(What the task asks): Take the listing from its first line through the line that contains "plt.rcParams['font.family'] = ['Liberation" and please retype those lines exactly, leaving out the pictures.

(Source data):
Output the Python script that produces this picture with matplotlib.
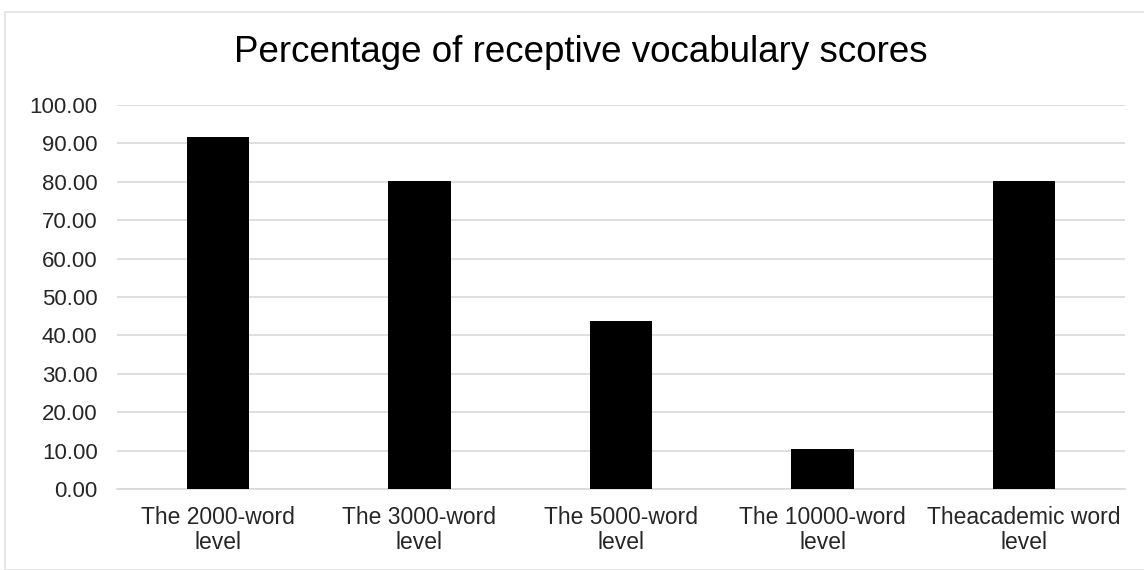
import matplotlib.pyplot as plt
from matplotlib.patches import Rectangle

plt.rcParams['font.family'] = ['Liberation Sans', 'DejaVu Sans']

levels = ["The 2000-word\nlevel", "The 3000-word\nlevel", "The 5000-word\nlevel",
          "The 10000-word\nlevel", "Theacademic word\nlevel"]
scores = [91.7, 80.2, 43.8, 10.3, 80.2]
y_ticks = [0, 10, 20, 30, 40, 50, 60, 70, 80, 90, 100]

fig = plt.figure(figsize=(11.44, 5.70), dpi=100)
ax = fig.add_axes([117 / 1144, 1 - 489 / 570, (1125 - 117) / 1144, (489 - 105) / 570])

x = range(len(levels))
ax.bar(x, scores, width=0.31, color="black", zorder=3)

ax.set_xlim(-0.5, len(levels) - 0.5)
ax.set_ylim(0, 100)
ax.set_yticks(y_ticks)
ax.set_yticklabels([f"{v:.2f}" for v in y_ticks], fontsize=16, color="#262626")
ax.set_xticks(list(x))
ax.set_xticklabels(levels, fontsize=16.5, color="#262626", linespacing=1.15)
ax.tick_params(axis="y", length=0, pad=14)
ax.tick_params(axis="x", length=0, pad=12)
ax.yaxis.grid(True, color="#d9d9d9", linewidth=1.2, zorder=0)
for s in ax.spines.values():
    s.set_visible(False)
ax.spines["bottom"].set_visible(True)
ax.spines["bottom"].set_color("#d9d9d9")
ax.spines["bottom"].set_linewidth(1.2)

fig.text(581 / 1144, 1 - 53 / 570, "Percentage of receptive vocabulary scores",
         ha="center", va="center", fontsize=26.5, color="black")

# chart area border
fig.patches.append(Rectangle((5 / 1144, 0), 1.2, 1 - 12 / 570, transform=fig.transFigure,
                             fill=False, edgecolor="#e0e0e0", linewidth=1.2))

fig.savefig("out.png", dpi=100)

(Solution to this problem):
Output the Python script that produces this picture with matplotlib.
import matplotlib.pyplot as plt
from matplotlib.patches import Rectangle

plt.rcParams['font.family'] = ['Liberation Sans', 'DejaVu Sans']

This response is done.